1. You can enhance a Windows Vista image by using the desktop-engineering tools that Microsoft provides for selection of device drivers and optional components such as languages.
2. You install the image on a test computer, add applications (e.g., Microsoft Office or a Line of Business Application), and then save the image to the network.
3. You deploy the image to the user by using tools that Microsoft provides. You can completely automate the installation by using the new scripting and answer file capabilities that Windows Vista provides. If you are upgrading a computer from an earlier version of Windows to Windows Vista, then the setup program will migrate users' documents, settings, and applications without prompting the user for input.

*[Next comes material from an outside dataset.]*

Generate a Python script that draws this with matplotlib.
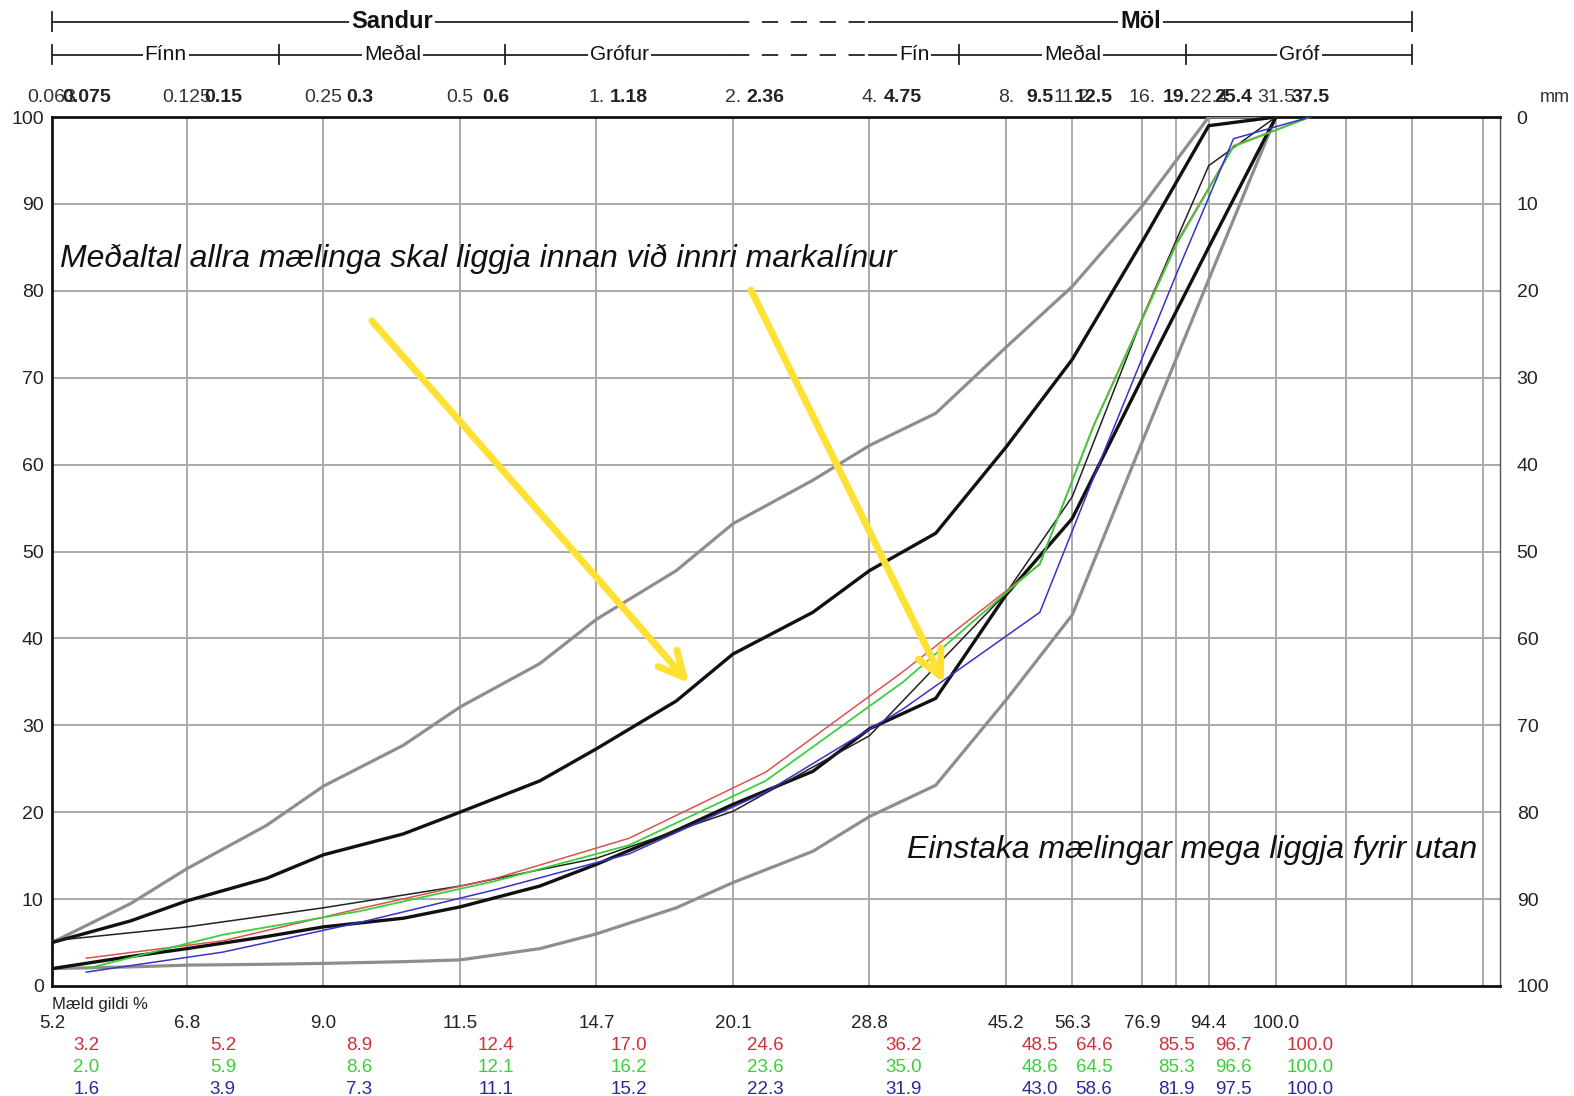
import matplotlib
matplotlib.use("Agg")
import matplotlib.pyplot as plt
from matplotlib.transforms import blended_transform_factory

plt.rcParams['font.family'] = ['Liberation Sans', 'DejaVu Sans']

# ---------------- data ----------------
iso_sizes = [0.063, 0.125, 0.25, 0.5, 1, 2, 4, 8, 11.2, 16, 22.4, 31.5]
iso_labels = ["0.063", "0.125", "0.25", "0.5", "1.", "2.", "4.", "8.", "11.2", "16.", "22.4", "31.5"]
astm_sizes = [0.075, 0.15, 0.3, 0.6, 1.18, 2.36, 4.75, 9.5, 12.5, 19, 25.4, 37.5]
astm_labels = ["0.075", "0.15", "0.3", "0.6", "1.18", "2.36", "4.75", "9.5", "12.5", "19.", "25.4", "37.5"]
grid_sizes = [0.125, 0.25, 0.5, 1, 2, 4, 8, 11.2, 16, 19, 22.4, 31.5, 45, 63, 90]

measured_pct = [5.2, 6.8, 9.0, 11.5, 14.7, 20.1, 28.8, 45.2, 56.3, 76.9, 94.4, 100.0]
red_pct = [3.2, 5.2, 8.9, 12.4, 17.0, 24.6, 36.2, 48.5, 64.6, 85.5, 96.7, 100.0]
green_pct = [2.0, 5.9, 8.6, 12.1, 16.2, 23.6, 35.0, 48.6, 64.5, 85.3, 96.6, 100.0]
blue_pct = [1.6, 3.9, 7.3, 11.1, 15.2, 22.3, 31.9, 43.0, 58.6, 81.9, 97.5, 100.0]

limit_sizes = [0.063, 0.094, 0.125, 0.1875, 0.25, 0.375, 0.5, 0.75, 1, 1.5, 2, 3, 4, 5.6, 8, 11.2, 16, 22.4, 31.5]
outer_upper = [5.0, 9.5, 13.5, 18.5, 23.0, 27.7, 32.1, 37.1, 42.2, 47.8, 53.2, 58.2, 62.2, 65.9, 73.5, 80.5, 89.8, 100.0, 100.0]
inner_upper = [5.0, 7.5, 9.8, 12.4, 15.1, 17.5, 20.0, 23.6, 27.3, 32.8, 38.2, 43.0, 47.8, 52.1, 62.0, 72.1, 85.7, 99.0, 100.0]
inner_lower = [2.0, 3.4, 4.3, 5.7, 6.8, 7.8, 9.1, 11.5, 14.0, 17.9, 20.9, 24.7, 29.6, 33.1, 45.0, 53.8, 70.0, 85.0, 100.0]
outer_lower = [2.0, 2.2, 2.4, 2.5, 2.6, 2.8, 3.0, 4.3, 6.0, 9.0, 11.9, 15.5, 19.5, 23.1, 32.9, 42.7, 62.7, 81.3, 100.0]

main_groups = [("Sandur", 0.063, 2), ("Möl", 4, 63)]
sub_groups = [("Fínn", 0.063, 0.2), ("Meðal", 0.2, 0.63), ("Grófur", 0.63, 2),
              ("Fín", 4, 6.3), ("Meðal", 6.3, 20), ("Gróf", 20, 63)]
transition = (2, 4)
y_ticks = list(range(0, 101, 10))

note_inner = "Meðaltal allra mælinga skal liggja innan við innri markalínur"
note_outer = "Einstaka mælingar mega liggja fyrir utan"

# ---------------- figure ----------------
W, H = 1574, 1096
fig = plt.figure(figsize=(W / 100, H / 100), dpi=100)
L, R, T, B = 52, 1500, 117, 986
ax = fig.add_axes([L / W, 1 - B / H, (R - L) / W, (B - T) / H])
ax.set_xscale('log')
ax.set_xlim(0.063, 98.3)
ax.set_ylim(0, 100)

def ay(py):
    return (B - py) / (B - T)

def axx(px):
    return (px - L) / (R - L)

grid_c = '#a9a9a9'
for g in grid_sizes:
    ax.axvline(g, color=grid_c, lw=1.4, zorder=1)
for yv in y_ticks[1:-1]:
    ax.axhline(yv, color=grid_c, lw=1.4, zorder=1)

ax.set_yticks(y_ticks)
ax.set_xticks([])
ax.xaxis.set_minor_locator(matplotlib.ticker.NullLocator())
ax.tick_params(axis='y', length=0, pad=6, labelcolor='#222222', labelsize=14)
for s in ['left', 'top', 'bottom']:
    ax.spines[s].set_linewidth(2.0)
    ax.spines[s].set_color('#111111')
ax.spines['right'].set_linewidth(1.0)
ax.spines['right'].set_color('#555555')

ax2 = ax.twinx()
ax2.set_ylim(100, 0)
ax2.set_yticks(y_ticks)
ax2.tick_params(axis='y', length=0, pad=12, labelcolor='#222222', labelsize=14)
for s in ax2.spines.values():
    s.set_visible(False)

# limit curves
gray_c = '#8e8e8e'
ax.plot(limit_sizes, outer_upper, color=gray_c, lw=2.3, zorder=3)
ax.plot(limit_sizes, outer_lower, color=gray_c, lw=2.3, zorder=3)
ax.plot(limit_sizes, inner_upper, color='#111111', lw=2.4, zorder=4)
ax.plot(limit_sizes, inner_lower, color='#111111', lw=2.4, zorder=4)

# measured curves
ax.plot(iso_sizes, measured_pct, color='#222222', lw=1.1, zorder=5)
red_c, green_c, blue_c = '#d9534f', '#3ccf3c', '#3434c8'
ax.plot(astm_sizes, red_pct, color=red_c, lw=1.1, zorder=5)
ax.plot(astm_sizes, green_pct, color=green_c, lw=1.3, zorder=5)
ax.plot(astm_sizes, blue_pct, color=blue_c, lw=1.1, zorder=6)

tr = blended_transform_factory(ax.transData, ax.transAxes)

# top sieve labels
lab_y = ay(97.5)
for s, t in zip(iso_sizes, iso_labels):
    ax.text(s, lab_y, t, transform=tr, ha='center', va='center', fontsize=14, color='#333333')
for s, t in zip(astm_sizes, astm_labels):
    ax.text(s, lab_y, t, transform=tr, ha='center', va='center', fontsize=14,
            fontweight='bold', color='#222222')
fig.text(1555 / W, 1 - 97.5 / H, "mm", ha='center', va='center', fontsize=13, color='#333333')

# group bars
def bar_row(yy, groups, bold, size):
    for name, a, b in groups:
        ax.plot([a, b], [yy, yy], transform=tr, color='#222222', lw=1.3, clip_on=False)
        mid = (a * b) ** 0.5
        ax.text(mid, yy, name, transform=tr, ha='center', va='center', fontsize=size,
                fontweight='bold' if bold else 'normal', color='#111111',
                bbox=dict(facecolor='white', edgecolor='none', pad=1.5))
    ax.plot(list(transition), [yy, yy], transform=tr, color='#222222', lw=1.3,
            ls=(0, (9, 7)), clip_on=False)

row1, row2 = ay(21.5), ay(54.5)
bar_row(row1, main_groups, True, 17)
bar_row(row2, sub_groups, False, 15)
tick_h = 0.011
for xv in [0.063, 63]:
    ax.plot([xv, xv], [row1 - tick_h, row1 + tick_h], transform=tr, color='#222222', lw=1.3, clip_on=False)
for xv in [0.063, 0.2, 0.63, 6.3, 20, 63]:
    ax.plot([xv, xv], [row2 - tick_h, row2 + tick_h], transform=tr, color='#222222', lw=1.3, clip_on=False)

# bottom table
ax.text(0.063, ay(1005), "Mæld gildi %", transform=tr, ha='left', va='center', fontsize=12,
        color='#222222')
for s, v in zip(iso_sizes, measured_pct):
    ax.text(s, ay(1024), f"{v:.1f}", transform=tr, ha='center', va='center', fontsize=13.5,
            color='#222222')
for vals, col, py in [(red_pct, '#d0303a', 1046), (green_pct, '#3ccf3c', 1068), (blue_pct, '#2a2a9a', 1089)]:
    for s, v in zip(astm_sizes, vals):
        ax.text(s, ay(py), f"{v:.1f}", transform=tr, ha='center', va='center', fontsize=13.5,
                color=col)

# notes and arrows
ax.text(axx(60), ay(259), note_inner, transform=ax.transAxes, ha='left', va='center',
        fontsize=23, style='italic', color='#111111', zorder=8)
ax.text(axx(907), ay(850), note_outer, transform=ax.transAxes, ha='left', va='center',
        fontsize=23, style='italic', color='#111111', zorder=8)
yel = '#ffe135'
for (tx, ty), (hx, hy) in [((372, 321), (689, 683)), ((751, 290), (944, 683))]:
    ax.annotate('', xy=(axx(hx), ay(hy)), xytext=(axx(tx), ay(ty)), xycoords='axes fraction',
                textcoords='axes fraction',
                arrowprops=dict(arrowstyle='->,head_length=0.9,head_width=0.45', color=yel,
                                lw=5, mutation_scale=20, shrinkA=0, shrinkB=0), zorder=9)

fig.savefig('out.png', dpi=100)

http://technet.microsoft.com/en-us/windowsvista/aa905070.aspx
 
Do they check if you are a student???

I tried just going through the payment process (you know, set up your account and all that), except for the last step(place your order). I didn't do that because I already got my vista. I did this, however, just to see if at any time I would be asked to provide evidence that I am a student.....and it seems throughout the whole process, there is no sign of it at all.....

Well,.....sometime later, I am gonna try getting one from this website....
And if at the end, I will need to provide evidence, I will post here to let people know (although, common sense says that I will probably have to provide evidence since the version I am trying to get is the academic version after all...).
 
Its now showing as Not Available so I guess they realized any one could buy it at this price, not just students.
 
Now $82.94 plus ~$5 ship +tax ($3.50 in MO) = $91.46
A bit steep w/ full OEM (upgradeable) at Newegg for $119, or xp MCE for 114 and upgrade to Vista HP. Not a great deal. In most cases Academic versions are not upgradeable to next OS (or to ultimate if you want it).